Premium
Prolonged increase in ciliary beat frequency after short‐term purinergic stimulation in human airway epithelial cells
Author(s) -
Lieb Thomas,
Frei Corinne Wijkstrom,
Frohock Jeffrey I.,
Bookman Richard J.,
Salathe Matthias
Publication year - 2002
Publication title -
the journal of physiology
Language(s) - English
Resource type - Journals
SCImago Journal Rank - 1.802
H-Index - 240
eISSN - 1469-7793
pISSN - 0022-3751
DOI - 10.1113/jphysiol.2001.013222
Subject(s) - medicine , endocrinology , forskolin , purinergic receptor , stimulation , calcium , adenylyl cyclase , thapsigargin , protein kinase c , chemistry , adenosine , biology , kinase , biochemistry
Stimulation of ovine airway epithelial cells with 10 μ m ATP for 1 min at 25 °C transiently increased both cytoplasmic calcium (fura‐2 epifluorescence microscopy) and ciliary beat frequency (CBF; differential interference contrast microscopy) with a similar time course.

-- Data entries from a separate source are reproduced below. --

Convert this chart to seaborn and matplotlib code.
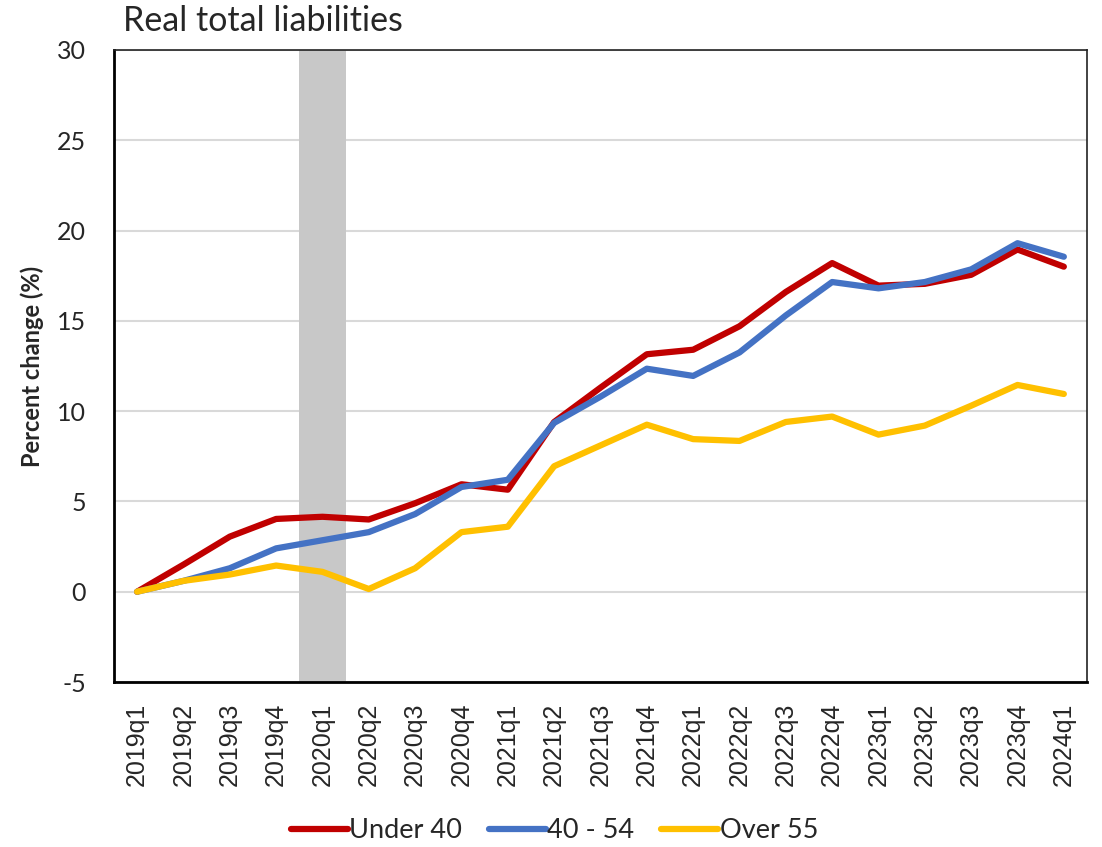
import seaborn as sns
import matplotlib.pyplot as plt
import pandas as pd

quarters = ['2019q1', '2019q2', '2019q3', '2019q4', '2020q1', '2020q2', '2020q3',
            '2020q4', '2021q1', '2021q2', '2021q3', '2021q4', '2022q1', '2022q2',
            '2022q3', '2022q4', '2023q1', '2023q2', '2023q3', '2023q4', '2024q1']

under_40 = [0, 1.5, 3.05, 4.03, 4.15, 4.0, 4.9, 5.95, 5.65, 9.4, 11.3, 13.15,
            13.4, 14.7, 16.6, 18.2, 16.95, 17.05, 17.55, 18.95, 18.0]
age_40_54 = [0, 0.6, 1.3, 2.4, 2.85, 3.3, 4.3, 5.8, 6.2, 9.35, 10.8, 12.35,
             11.95, 13.25, 15.3, 17.15, 16.8, 17.15, 17.85, 19.3, 18.55]
over_55 = [0, 0.6, 0.95, 1.45, 1.1, 0.15, 1.3, 3.3, 3.6, 6.95, 8.1, 9.25,
           8.45, 8.35, 9.4, 9.7, 8.7, 9.2, 10.3, 11.45, 10.95]

groups = ['Under 40', '40 - 54', 'Over 55']
colors = ['#C00000', '#4472C4', '#FFC000']
shaded_quarter = '2020q1'

df = pd.DataFrame({
    'quarter': quarters * 3,
    'pos': list(range(len(quarters))) * 3,
    'value': under_40 + age_40_54 + over_55,
    'group': [g for g in groups for _ in quarters],
})

sns.set_style('white')
plt.rcParams['font.family'] = ['Liberation Sans', 'DejaVu Sans']
plt.rcParams['axes.unicode_minus'] = False

fig = plt.figure(figsize=(11.02, 8.47), dpi=100)
ax = fig.add_axes([0.1034, 0.1948, 0.8830, 0.7462])

# gridlines first, then shaded quarter, then the lines
for yv in range(-5, 31, 5):
    ax.axhline(yv, color='#D9D9D9', lw=1.5, zorder=0)

i_sh = quarters.index(shaded_quarter)
ax.axvspan(i_sh - 0.5, i_sh + 0.5, color='#C8C8C8', lw=0, zorder=1)

sns.lineplot(data=df, x='pos', y='value', hue='group', hue_order=groups,
             palette=colors, lw=4.5, ax=ax, legend=False, zorder=3,
             solid_capstyle='round')

ax.set_xlim(-0.5, len(quarters) - 0.5)
ax.set_ylim(-5, 30)
ax.set_yticks(range(-5, 31, 5))
ax.set_yticklabels([str(v) for v in range(-5, 31, 5)], family='Lato', fontsize=18)
ax.set_xticks(range(len(quarters)))
ax.set_xticklabels(quarters, rotation=90, fontsize=18)
ax.set_xticks([i + 0.5 for i in range(len(quarters) - 1)], minor=True)
ax.tick_params(axis='x', which='major', length=0, pad=15)
ax.tick_params(axis='x', which='minor', direction='in', length=8, width=1.3, color='black')
ax.tick_params(axis='y', length=0, pad=20)
ax.set_xlabel('')
ax.set_ylabel('Percent change (%)', fontsize=17, fontweight='bold', family='Lato')
ax.yaxis.set_label_coords(-0.072, 0.5)

for side in ['left', 'bottom']:
    ax.spines[side].set_color('black')
    ax.spines[side].set_linewidth(2)
for side in ['top', 'right']:
    ax.spines[side].set_color('#222222')
    ax.spines[side].set_linewidth(1.2)

fig.text(0.112, 0.975, 'Real total liabilities', fontsize=24.5, family='Lato', va='center')

handles = [plt.Line2D([], [], color=c, lw=4.5, solid_capstyle='round') for c in colors]
fig.legend(handles, groups, loc='center', bbox_to_anchor=(0.503, 0.019), ncol=3,
           frameon=False, handlelength=2.1, handletextpad=0.05,
           columnspacing=1.0, prop={'family': 'Lato', 'size': 19.5})

fig.savefig('out.png', dpi=100)
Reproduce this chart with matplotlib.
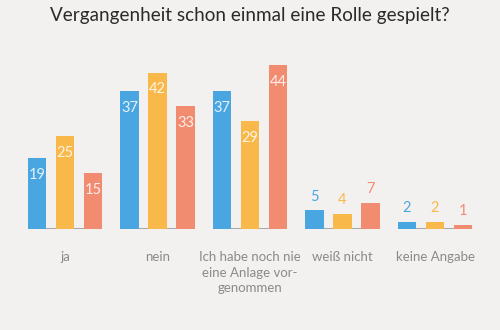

Identical purinergic stimulation of human airway epithelial cells at 25 or 35 °C, however, lead to an increase in CBF that outlasted the calcium transient at least 20 min. While a nitric oxide synthase inhibitor had no effect, pre‐treatment of human cells with inhibitors of cAMP‐dependent kinase (PKA), 10 μ m myristoylated PKA‐inhibitory peptide and 1 μ m KT‐5720, as well as an inhibitor of adenylyl cyclase, 1 m m SQ22536, blocked the prolonged, but not calcium‐coupled CBF increase. Addition of PKA inhibitors after purinergic stimulation only partially reduced CBF from its elevated plateau. Prolonged CBF increases did not depend on adenosine production as 10 μ m UTP had an effect similar to ATP and 8‐sulphophenyl‐theophylline did not block them. After increasing human CBF in a PKA‐dependent manner to a stable plateau with forskolin (10 μ m ), ATP caused only a transient, calcium‐coupled CBF increase. Calcium transients were necessary for both short‐term and prolonged CBF changes as ATP failed to produce CBF increases after emptying calcium stores with 1 μ m thapsigargin. These data suggest that in human, but not ovine airway epithelial cells, ATP‐induced calcium transients activate a signalling cascade including adenylyl cyclase and PKA. The resulting prolonged CBF stimulation does not rely only on PKA activity, suggesting that the decay of CBF is influenced by ciliary phosphatase activity.